What you should do>
Report how many lines contain "document"; state the number and nothing else.

########################################

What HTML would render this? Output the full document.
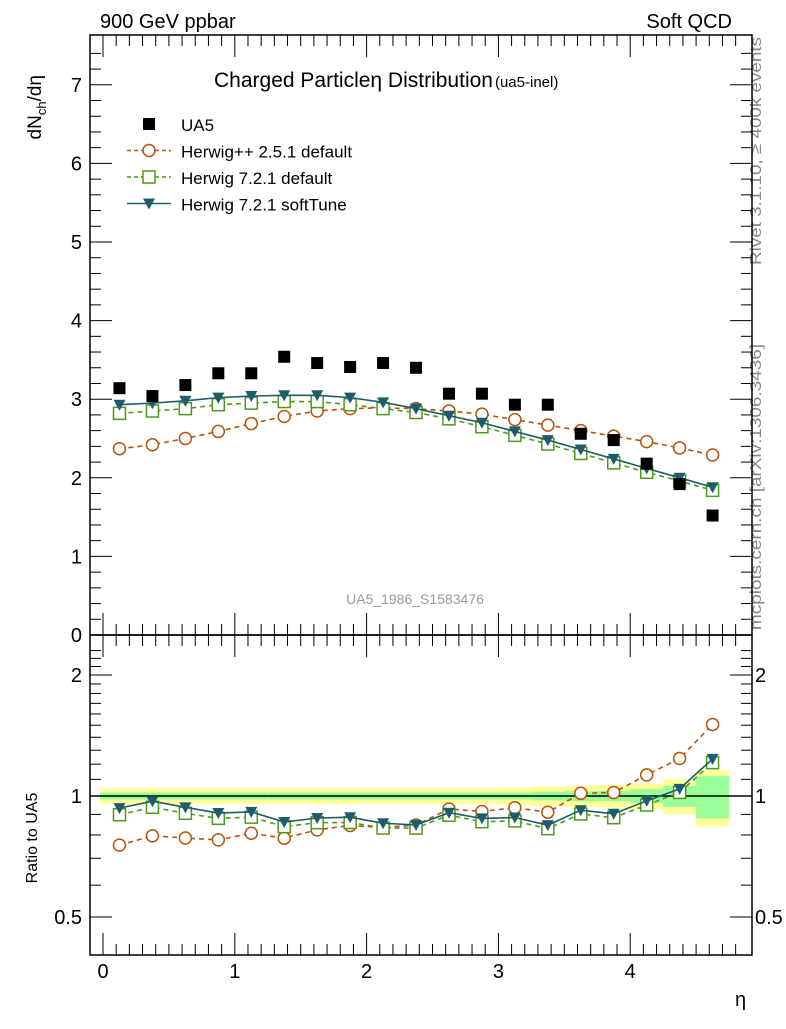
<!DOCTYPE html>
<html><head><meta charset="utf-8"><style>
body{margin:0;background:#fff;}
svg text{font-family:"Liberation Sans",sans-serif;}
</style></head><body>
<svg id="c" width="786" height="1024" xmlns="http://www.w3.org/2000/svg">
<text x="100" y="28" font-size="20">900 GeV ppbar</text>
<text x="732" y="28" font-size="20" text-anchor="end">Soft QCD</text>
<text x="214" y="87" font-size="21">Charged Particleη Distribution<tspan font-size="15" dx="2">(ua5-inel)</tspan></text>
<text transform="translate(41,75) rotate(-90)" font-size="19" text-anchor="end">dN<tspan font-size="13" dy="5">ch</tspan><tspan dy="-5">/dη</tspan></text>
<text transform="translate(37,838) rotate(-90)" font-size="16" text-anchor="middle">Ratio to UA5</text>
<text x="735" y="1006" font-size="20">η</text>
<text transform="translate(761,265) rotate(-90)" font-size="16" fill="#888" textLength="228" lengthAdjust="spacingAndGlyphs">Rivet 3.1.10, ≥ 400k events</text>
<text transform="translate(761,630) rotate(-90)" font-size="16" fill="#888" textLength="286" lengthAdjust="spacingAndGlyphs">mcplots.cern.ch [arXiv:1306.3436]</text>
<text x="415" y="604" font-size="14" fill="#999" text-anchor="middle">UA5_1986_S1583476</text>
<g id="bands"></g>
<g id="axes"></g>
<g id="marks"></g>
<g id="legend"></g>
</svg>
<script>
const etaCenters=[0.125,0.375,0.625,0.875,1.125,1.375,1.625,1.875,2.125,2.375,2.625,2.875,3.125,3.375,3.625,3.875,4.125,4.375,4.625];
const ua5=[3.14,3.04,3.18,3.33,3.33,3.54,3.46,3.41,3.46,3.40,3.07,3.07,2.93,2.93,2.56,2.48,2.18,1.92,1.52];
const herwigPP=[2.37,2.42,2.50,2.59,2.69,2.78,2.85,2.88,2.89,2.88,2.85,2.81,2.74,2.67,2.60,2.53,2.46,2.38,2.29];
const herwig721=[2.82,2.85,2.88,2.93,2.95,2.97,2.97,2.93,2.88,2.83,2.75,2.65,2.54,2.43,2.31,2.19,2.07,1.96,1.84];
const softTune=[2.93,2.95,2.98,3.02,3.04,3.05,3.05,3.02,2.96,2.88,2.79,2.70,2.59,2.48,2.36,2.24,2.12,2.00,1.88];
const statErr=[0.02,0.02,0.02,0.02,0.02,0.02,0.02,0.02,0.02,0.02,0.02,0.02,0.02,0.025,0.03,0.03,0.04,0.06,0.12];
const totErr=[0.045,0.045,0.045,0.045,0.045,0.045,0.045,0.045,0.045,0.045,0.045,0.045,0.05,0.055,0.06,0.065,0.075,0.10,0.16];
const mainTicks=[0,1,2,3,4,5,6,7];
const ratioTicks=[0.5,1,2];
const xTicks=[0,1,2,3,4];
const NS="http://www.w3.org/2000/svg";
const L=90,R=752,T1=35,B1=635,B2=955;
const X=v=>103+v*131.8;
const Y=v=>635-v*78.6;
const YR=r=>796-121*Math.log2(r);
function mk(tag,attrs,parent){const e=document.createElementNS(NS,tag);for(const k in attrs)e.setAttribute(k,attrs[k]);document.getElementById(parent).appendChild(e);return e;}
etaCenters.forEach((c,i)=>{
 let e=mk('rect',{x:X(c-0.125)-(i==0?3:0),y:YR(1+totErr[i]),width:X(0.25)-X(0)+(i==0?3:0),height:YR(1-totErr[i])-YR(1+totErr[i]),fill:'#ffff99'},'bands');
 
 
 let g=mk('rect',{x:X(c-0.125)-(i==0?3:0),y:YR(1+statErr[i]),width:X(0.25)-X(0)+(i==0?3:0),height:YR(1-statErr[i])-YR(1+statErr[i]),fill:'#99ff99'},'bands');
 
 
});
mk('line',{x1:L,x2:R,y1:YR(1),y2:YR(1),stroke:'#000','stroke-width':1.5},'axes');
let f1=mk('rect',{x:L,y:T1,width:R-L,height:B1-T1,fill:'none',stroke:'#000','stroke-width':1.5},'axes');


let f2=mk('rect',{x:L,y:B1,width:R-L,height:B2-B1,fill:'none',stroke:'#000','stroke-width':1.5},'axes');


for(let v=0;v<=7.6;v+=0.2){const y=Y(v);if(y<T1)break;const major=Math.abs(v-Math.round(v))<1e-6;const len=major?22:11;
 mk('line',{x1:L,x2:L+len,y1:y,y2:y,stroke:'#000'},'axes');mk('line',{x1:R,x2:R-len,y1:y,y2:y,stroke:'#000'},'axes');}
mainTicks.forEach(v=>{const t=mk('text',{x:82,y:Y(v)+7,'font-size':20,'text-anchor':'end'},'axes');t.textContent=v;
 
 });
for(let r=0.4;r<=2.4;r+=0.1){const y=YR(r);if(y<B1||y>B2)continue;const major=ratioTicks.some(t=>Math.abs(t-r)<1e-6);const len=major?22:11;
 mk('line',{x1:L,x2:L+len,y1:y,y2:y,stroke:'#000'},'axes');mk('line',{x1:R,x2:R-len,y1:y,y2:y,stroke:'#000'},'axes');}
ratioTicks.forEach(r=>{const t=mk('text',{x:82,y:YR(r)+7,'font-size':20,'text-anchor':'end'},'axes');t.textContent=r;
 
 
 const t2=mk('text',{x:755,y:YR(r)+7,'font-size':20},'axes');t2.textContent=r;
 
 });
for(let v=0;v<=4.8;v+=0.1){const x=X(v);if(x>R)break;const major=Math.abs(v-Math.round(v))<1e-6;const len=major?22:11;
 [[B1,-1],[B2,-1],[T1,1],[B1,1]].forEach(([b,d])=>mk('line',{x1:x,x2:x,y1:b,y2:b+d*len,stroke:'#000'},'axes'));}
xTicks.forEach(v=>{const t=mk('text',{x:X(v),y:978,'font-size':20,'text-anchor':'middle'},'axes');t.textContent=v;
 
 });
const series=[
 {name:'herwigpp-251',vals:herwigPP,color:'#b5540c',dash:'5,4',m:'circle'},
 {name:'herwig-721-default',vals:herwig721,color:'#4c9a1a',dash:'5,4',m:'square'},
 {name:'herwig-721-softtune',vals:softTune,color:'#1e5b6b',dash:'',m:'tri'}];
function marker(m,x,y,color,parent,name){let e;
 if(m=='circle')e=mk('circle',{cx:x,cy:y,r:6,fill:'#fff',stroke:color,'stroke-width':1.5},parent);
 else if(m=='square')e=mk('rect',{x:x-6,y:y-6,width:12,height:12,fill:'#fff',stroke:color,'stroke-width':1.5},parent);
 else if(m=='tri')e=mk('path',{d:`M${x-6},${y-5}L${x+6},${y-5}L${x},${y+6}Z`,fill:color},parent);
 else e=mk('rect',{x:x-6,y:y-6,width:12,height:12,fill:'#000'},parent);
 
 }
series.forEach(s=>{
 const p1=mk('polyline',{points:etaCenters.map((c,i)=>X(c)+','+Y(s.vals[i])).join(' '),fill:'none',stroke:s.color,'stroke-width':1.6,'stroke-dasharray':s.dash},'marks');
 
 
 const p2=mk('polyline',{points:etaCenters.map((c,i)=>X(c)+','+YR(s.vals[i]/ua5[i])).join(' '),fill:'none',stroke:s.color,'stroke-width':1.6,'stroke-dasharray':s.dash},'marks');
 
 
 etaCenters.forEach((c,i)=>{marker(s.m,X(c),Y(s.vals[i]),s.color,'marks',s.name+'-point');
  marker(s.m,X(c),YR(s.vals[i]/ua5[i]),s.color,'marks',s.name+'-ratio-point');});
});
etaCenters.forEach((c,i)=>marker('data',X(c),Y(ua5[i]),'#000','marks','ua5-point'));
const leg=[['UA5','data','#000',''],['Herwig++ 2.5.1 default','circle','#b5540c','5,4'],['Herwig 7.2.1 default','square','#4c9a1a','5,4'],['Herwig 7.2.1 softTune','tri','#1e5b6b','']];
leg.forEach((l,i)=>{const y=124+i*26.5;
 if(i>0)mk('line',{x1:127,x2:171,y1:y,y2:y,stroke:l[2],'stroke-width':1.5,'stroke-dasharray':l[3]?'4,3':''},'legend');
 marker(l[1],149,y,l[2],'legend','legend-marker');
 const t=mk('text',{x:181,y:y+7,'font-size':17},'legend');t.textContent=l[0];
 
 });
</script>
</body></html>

########################################

Exercise solution>
2